Given task: Below is some material; transcribe all of it exactly.

Source excerpt:
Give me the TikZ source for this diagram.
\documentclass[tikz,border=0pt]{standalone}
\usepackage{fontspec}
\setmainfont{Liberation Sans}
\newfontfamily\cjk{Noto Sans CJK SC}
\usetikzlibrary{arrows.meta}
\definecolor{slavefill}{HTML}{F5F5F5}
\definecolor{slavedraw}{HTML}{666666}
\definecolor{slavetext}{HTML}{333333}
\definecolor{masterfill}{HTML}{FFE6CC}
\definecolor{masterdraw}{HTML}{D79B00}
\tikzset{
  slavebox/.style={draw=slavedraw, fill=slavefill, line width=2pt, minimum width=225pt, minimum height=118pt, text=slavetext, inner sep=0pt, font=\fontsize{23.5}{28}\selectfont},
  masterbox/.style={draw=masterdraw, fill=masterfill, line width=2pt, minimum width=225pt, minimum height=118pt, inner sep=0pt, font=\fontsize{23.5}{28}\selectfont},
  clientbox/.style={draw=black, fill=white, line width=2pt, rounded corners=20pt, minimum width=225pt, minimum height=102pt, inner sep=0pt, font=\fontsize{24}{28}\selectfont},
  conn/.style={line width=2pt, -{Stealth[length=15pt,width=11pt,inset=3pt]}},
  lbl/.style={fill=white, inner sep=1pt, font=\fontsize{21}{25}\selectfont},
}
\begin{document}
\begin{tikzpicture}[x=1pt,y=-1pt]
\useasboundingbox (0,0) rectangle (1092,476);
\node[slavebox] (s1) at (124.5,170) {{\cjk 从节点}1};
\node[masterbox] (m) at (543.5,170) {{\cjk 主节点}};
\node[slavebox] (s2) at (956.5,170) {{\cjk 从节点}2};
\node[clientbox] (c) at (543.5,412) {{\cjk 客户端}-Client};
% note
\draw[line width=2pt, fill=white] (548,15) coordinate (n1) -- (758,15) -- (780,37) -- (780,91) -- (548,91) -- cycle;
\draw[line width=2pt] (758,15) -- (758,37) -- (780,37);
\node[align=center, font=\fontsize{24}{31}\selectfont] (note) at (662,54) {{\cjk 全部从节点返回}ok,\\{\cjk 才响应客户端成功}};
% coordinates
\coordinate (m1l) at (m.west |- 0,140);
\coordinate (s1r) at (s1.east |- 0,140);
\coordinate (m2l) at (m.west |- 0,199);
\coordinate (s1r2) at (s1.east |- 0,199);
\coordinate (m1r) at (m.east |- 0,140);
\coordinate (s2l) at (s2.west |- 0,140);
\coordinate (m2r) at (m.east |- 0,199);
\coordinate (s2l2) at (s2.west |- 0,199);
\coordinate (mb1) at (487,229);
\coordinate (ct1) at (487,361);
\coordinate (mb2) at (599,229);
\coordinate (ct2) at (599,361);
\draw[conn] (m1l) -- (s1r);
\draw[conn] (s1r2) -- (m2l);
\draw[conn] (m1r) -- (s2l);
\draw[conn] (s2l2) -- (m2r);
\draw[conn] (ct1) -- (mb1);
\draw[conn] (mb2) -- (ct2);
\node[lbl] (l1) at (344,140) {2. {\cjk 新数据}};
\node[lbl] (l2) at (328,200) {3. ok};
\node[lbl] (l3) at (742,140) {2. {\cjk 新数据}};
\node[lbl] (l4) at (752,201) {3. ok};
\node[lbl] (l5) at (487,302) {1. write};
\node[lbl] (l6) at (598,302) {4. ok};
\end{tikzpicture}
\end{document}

Result of the task:
Give me the TikZ source for this diagram.
\documentclass[tikz,border=0pt]{standalone}
\usepackage{fontspec}
\setmainfont{Liberation Sans}
\newfontfamily\cjk{Noto Sans CJK SC}
\usetikzlibrary{arrows.meta}
\definecolor{slavefill}{HTML}{F5F5F5}
\definecolor{slavedraw}{HTML}{666666}
\definecolor{slavetext}{HTML}{333333}
\definecolor{masterfill}{HTML}{FFE6CC}
\definecolor{masterdraw}{HTML}{D79B00}
\tikzset{
  slavebox/.style={draw=slavedraw, fill=slavefill, line width=2pt, minimum width=225pt, minimum height=118pt, text=slavetext, inner sep=0pt, font=\fontsize{23.5}{28}\selectfont},
  masterbox/.style={draw=masterdraw, fill=masterfill, line width=2pt, minimum width=225pt, minimum height=118pt, inner sep=0pt, font=\fontsize{23.5}{28}\selectfont},
  clientbox/.style={draw=black, fill=white, line width=2pt, rounded corners=20pt, minimum width=225pt, minimum height=102pt, inner sep=0pt, font=\fontsize{24}{28}\selectfont},
  conn/.style={line width=2pt, -{Stealth[length=15pt,width=11pt,inset=3pt]}},
  lbl/.style={fill=white, inner sep=1pt, font=\fontsize{21}{25}\selectfont},
}
\begin{document}
\begin{tikzpicture}[x=1pt,y=-1pt]
\useasboundingbox (0,0) rectangle (1092,476);
\node[slavebox] (s1) at (124.5,170) {{\cjk 从节点}1};
\node[masterbox] (m) at (543.5,170) {{\cjk 主节点}};
\node[slavebox] (s2) at (956.5,170) {{\cjk 从节点}2};
\node[clientbox] (c) at (543.5,412) {{\cjk 客户端}-Client};
% note
\draw[line width=2pt, fill=white] (548,15) coordinate (n1) -- (758,15) -- (780,37) -- (780,91) -- (548,91) -- cycle;
\draw[line width=2pt] (758,15) -- (758,37) -- (780,37);
\node[align=center, font=\fontsize{24}{31}\selectfont] (note) at (662,54) {{\cjk 全部从节点返回}ok,\\{\cjk 才响应客户端成功}};
% coordinates
\coordinate (m1l) at (m.west |- 0,140);
\coordinate (s1r) at (s1.east |- 0,140);
\coordinate (m2l) at (m.west |- 0,199);
\coordinate (s1r2) at (s1.east |- 0,199);
\coordinate (m1r) at (m.east |- 0,140);
\coordinate (s2l) at (s2.west |- 0,140);
\coordinate (m2r) at (m.east |- 0,199);
\coordinate (s2l2) at (s2.west |- 0,199);
\coordinate (mb1) at (487,229);
\coordinate (ct1) at (487,361);
\coordinate (mb2) at (599,229);
\coordinate (ct2) at (599,361);
\draw[conn] (m1l) -- (s1r);
\draw[conn] (s1r2) -- (m2l);
\draw[conn] (m1r) -- (s2l);
\draw[conn] (s2l2) -- (m2r);
\draw[conn] (ct1) -- (mb1);
\draw[conn] (mb2) -- (ct2);
\node[lbl] (l1) at (344,140) {2. {\cjk 新数据}};
\node[lbl] (l2) at (328,200) {3. ok};
\node[lbl] (l3) at (742,140) {2. {\cjk 新数据}};
\node[lbl] (l4) at (752,201) {3. ok};
\node[lbl] (l5) at (487,302) {1. write};
\node[lbl] (l6) at (598,302) {4. ok};
\end{tikzpicture}
\end{document}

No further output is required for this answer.